- **AIM**:
Pictures stay out. Extract the lines below from the first one through the line with "const topSeriesB = [86, 80, 87, 63, 60, 33];", both included.

- **GIVEN INFORMATION**:

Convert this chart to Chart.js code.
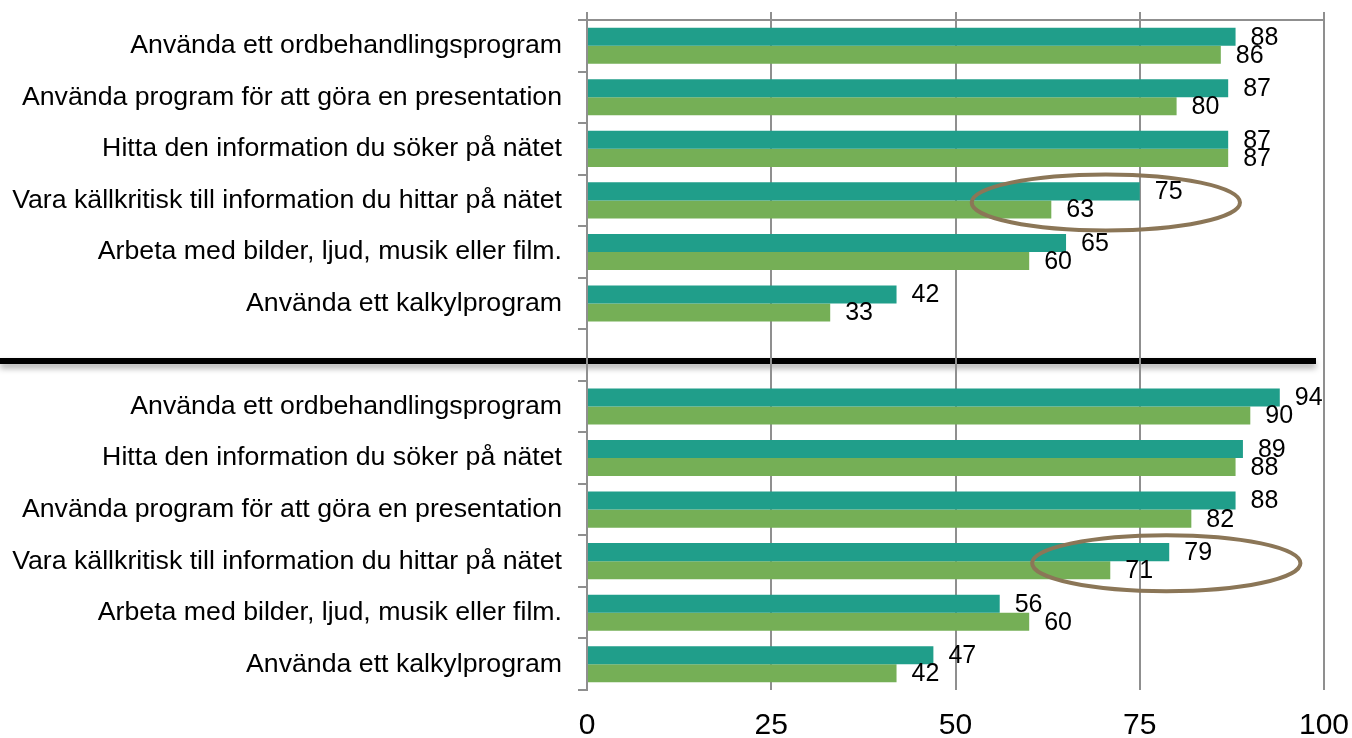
<!DOCTYPE html>
<html>
<head>
<meta charset="utf-8">
<script src="https://cdn.jsdelivr.net/npm/chart.js@4/dist/chart.umd.min.js"></script>
<style>
  html, body { margin: 0; padding: 0; background: #fff; }
  #wrap { position: relative; width: 1352px; height: 738px; }
</style>
</head>
<body>
<div id="wrap"><canvas id="chart"></canvas></div>
<script>
// Upper group
const topCategories = [
  "Använda ett ordbehandlingsprogram",
  "Använda program för att göra en presentation",
  "Hitta den information du söker på nätet",
  "Vara källkritisk till information du hittar på nätet",
  "Arbeta med bilder, ljud, musik eller film.",
  "Använda ett kalkylprogram"
];
const topSeriesA = [88, 87, 87, 75, 65, 42];
const topSeriesB = [86, 80, 87, 63, 60, 33];

// Lower group
const bottomCategories = [
  "Använda ett ordbehandlingsprogram",
  "Hitta den information du söker på nätet",
  "Använda program för att göra en presentation",
  "Vara källkritisk till information du hittar på nätet",
  "Arbeta med bilder, ljud, musik eller film.",
  "Använda ett kalkylprogram"
];
const bottomSeriesA = [94, 89, 88, 79, 56, 47];
const bottomSeriesB = [90, 88, 82, 71, 60, 42];

const xTicks = [0, 25, 50, 75, 100];

// circled rows: [x value of centre, row index in the combined list]
const circles = [[70.4, 3], [78.6, 10]];

// combined axis: top group, empty separator row, bottom group
const labels = [...topCategories, "", ...bottomCategories];
const valuesA = [...topSeriesA, null, ...bottomSeriesA];
const valuesB = [...topSeriesB, null, ...bottomSeriesB];
const sepIndex = topCategories.length;

const GRID = "#8f8f8f";
Chart.defaults.font.family = "'Liberation Sans', Arial, sans-serif";

// thick separator line with soft shadow, under the grid
const separator = {
  id: "separator",
  beforeDraw(chart) {
    const ctx = chart.ctx, y = chart.scales.y.getPixelForValue(sepIndex) + 6;
    ctx.save();
    ctx.shadowColor = "rgba(0,0,0,0.35)";
    ctx.shadowBlur = 6;
    ctx.shadowOffsetY = 4;
    ctx.fillStyle = "#000";
    ctx.fillRect(0, y - 3, chart.chartArea.right - 8, 6);
    ctx.restore();
  }
};

// value labels right of each bar
const valueLabels = {
  id: "valueLabels",
  afterDatasetsDraw(chart) {
    const ctx = chart.ctx;
    ctx.save();
    ctx.font = "25px 'Liberation Sans', Arial, sans-serif";
    ctx.fillStyle = "#000";
    ctx.textAlign = "left";
    ctx.textBaseline = "middle";
    chart.data.datasets.forEach((ds, di) => {
      chart.getDatasetMeta(di).data.forEach((bar, i) => {
        if (ds.data[i] == null) return;
        ctx.fillText(String(ds.data[i]), bar.x + 15, bar.y + 1);
      });
    });
    ctx.restore();
  }
};

// brown ellipses around the source-criticism rows
const ellipses = {
  id: "ellipses",
  afterDraw(chart) {
    const ctx = chart.ctx, x = chart.scales.x, y = chart.scales.y;
    ctx.save();
    ctx.strokeStyle = "#8b7657";
    ctx.lineWidth = 4;
    circles.forEach(([v, idx]) => {
      const cx = x.getPixelForValue(v);
      const rx = x.getPixelForValue(v + 18.2) - cx;
      const cy = y.getPixelForValue(idx) + 2;
      ctx.beginPath();
      ctx.ellipse(cx, cy, rx, 28, 0, 0, Math.PI * 2);
      ctx.stroke();
    });
    ctx.restore();
  }
};

const noPad = s => { s.paddingLeft = 0; s.paddingRight = 0; s.paddingTop = 0; s.paddingBottom = 0; };

new Chart(document.getElementById("chart"), {
  type: "bar",
  data: {
    labels,
    datasets: [
      { data: valuesA, backgroundColor: "#209e8a", xAxisID: "x" },
      { data: valuesB, backgroundColor: "#75af56", xAxisID: "x" }
    ]
  },
  options: {
    indexAxis: "y",
    responsive: true,
    maintainAspectRatio: false,
    animation: false,
    categoryPercentage: 0.7,
    barPercentage: 1.0,
    layout: { padding: { top: 12, right: 28, left: 0, bottom: 0 } },
    plugins: { legend: { display: false }, tooltip: { enabled: false } },
    scales: {
      x: {
        position: "top",
        min: 0, max: 100,
        afterBuildTicks: s => { s.ticks = xTicks.map(v => ({ value: v })); },
        ticks: { display: false },
        grid: { color: GRID, lineWidth: 2, tickLength: 8 },
        border: { color: GRID, width: 2 },
        afterFit: s => { s.height = 8; noPad(s); }
      },
      x2: {
        position: "bottom",
        type: "linear",
        min: 0, max: 100,
        afterBuildTicks: s => { s.ticks = xTicks.map(v => ({ value: v })); },
        ticks: { font: { size: 30 }, color: "#000", padding: 18, maxRotation: 0 },
        grid: { display: false, drawTicks: false },
        border: { display: false },
        afterFit: s => { s.height = 48; noPad(s); }
      },
      y: {
        ticks: { font: { size: 26.7 }, color: "#000", padding: 16, autoSkip: false },
        grid: { drawOnChartArea: false, color: GRID, lineWidth: 2, tickLength: 9, offset: true },
        border: { color: GRID, width: 2 },
        afterFit: s => { s.width = 587; noPad(s); }
      }
    }
  },
  plugins: [separator, valueLabels, ellipses]
});
</script>
</body>
</html>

- **EXPECTED ANSWER**:
Convert this chart to Chart.js code.
<!DOCTYPE html>
<html>
<head>
<meta charset="utf-8">
<script src="https://cdn.jsdelivr.net/npm/chart.js@4/dist/chart.umd.min.js"></script>
<style>
  html, body { margin: 0; padding: 0; background: #fff; }
  #wrap { position: relative; width: 1352px; height: 738px; }
</style>
</head>
<body>
<div id="wrap"><canvas id="chart"></canvas></div>
<script>
// Upper group
const topCategories = [
  "Använda ett ordbehandlingsprogram",
  "Använda program för att göra en presentation",
  "Hitta den information du söker på nätet",
  "Vara källkritisk till information du hittar på nätet",
  "Arbeta med bilder, ljud, musik eller film.",
  "Använda ett kalkylprogram"
];
const topSeriesA = [88, 87, 87, 75, 65, 42];
const topSeriesB = [86, 80, 87, 63, 60, 33];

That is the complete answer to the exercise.